Critics of Pippen point to his inability to lead a championship team outside of Jordan’s shadow. Although Pippen was the best player on a Bulls team that won 55 games — 55 games! — without Jordan in 1993-94, they lost to the New York Knicks in the second round of the playoffs (a series that saw Pippen refuse to play the final 1.8 seconds of Game 3 because the final shot wasn’t called for him). He immediately ceded top-player status back to Jordan in 1995, despite Jordan returning with only 17 games left in the regular season (and being a notably rustier version of his usual self). After leaving Chicago for Houston in 1999, Pippen couldn’t coexist with Charles Barkley, and the Rockets were ousted in the first round. He led the exceptionally talented 2000 Portland Trail Blazers in postseason WAR but mustered zero points (on just three shots) in the fourth quarter of Game 7 of the Western Conference Finals as the team melted down in epic fashion.
From then on, Pippen was never really the same player, battling injuries to produce 15.3 WAR with a RAPTOR plus/minus of +1.7 over the final four years of his career between Portland and a return tour with Chicago. His chance to lead (or even contribute to) another title run without Jordan had passed forever — and with it, an opportunity to forge a legacy outside the context of being MJ’s second fiddle.

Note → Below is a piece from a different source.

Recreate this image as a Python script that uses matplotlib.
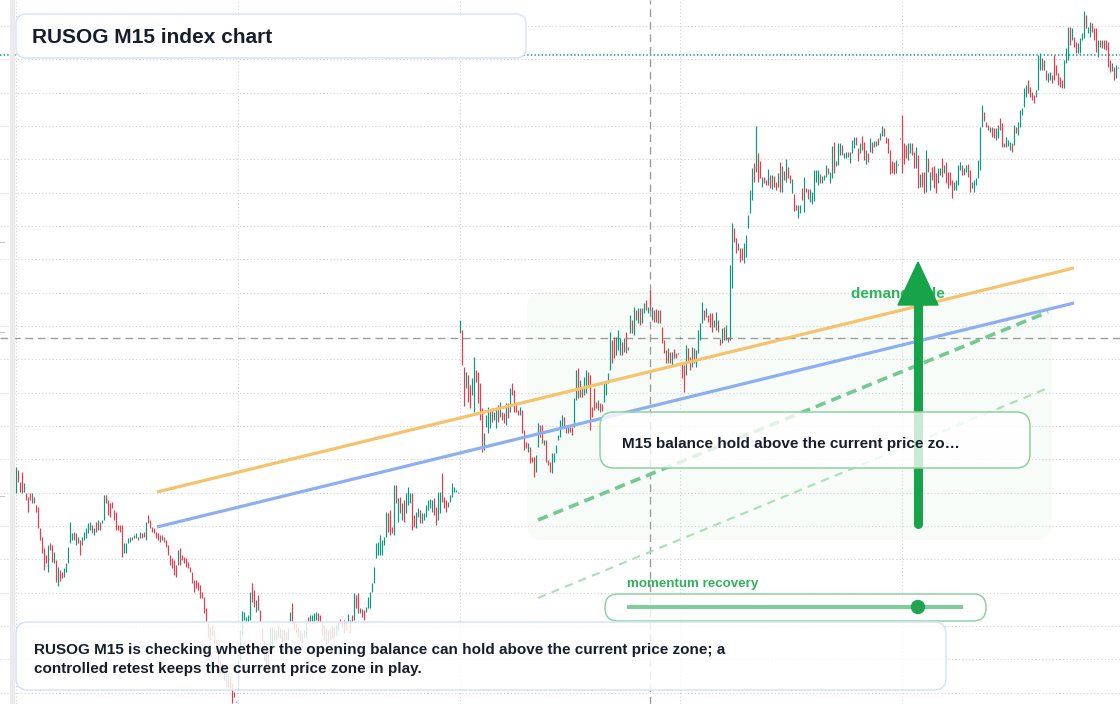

But there’s no shame in being a sidekick if you are the absolute best at it — while playing No. 2 to the greatest player ever. Maybe that complicates Pippen’s legacy among the game’s all-time greats, but it also proves his value in a sport that still prizes teamwork and unselfishness even as it exalts the dominant individual star. In fact, that’s what questions about Pippen’s ability to lead a title run get wrong: Pippen’s greatest value wasn’t in mimicking Jordan’s job as lead scorer but in pioneering the do-everything role later perfected by acolytes such as James and Antetokounmpo. That makes Pippen one of the most interesting and influential figures in shaping how the modern game is played, second banana or not.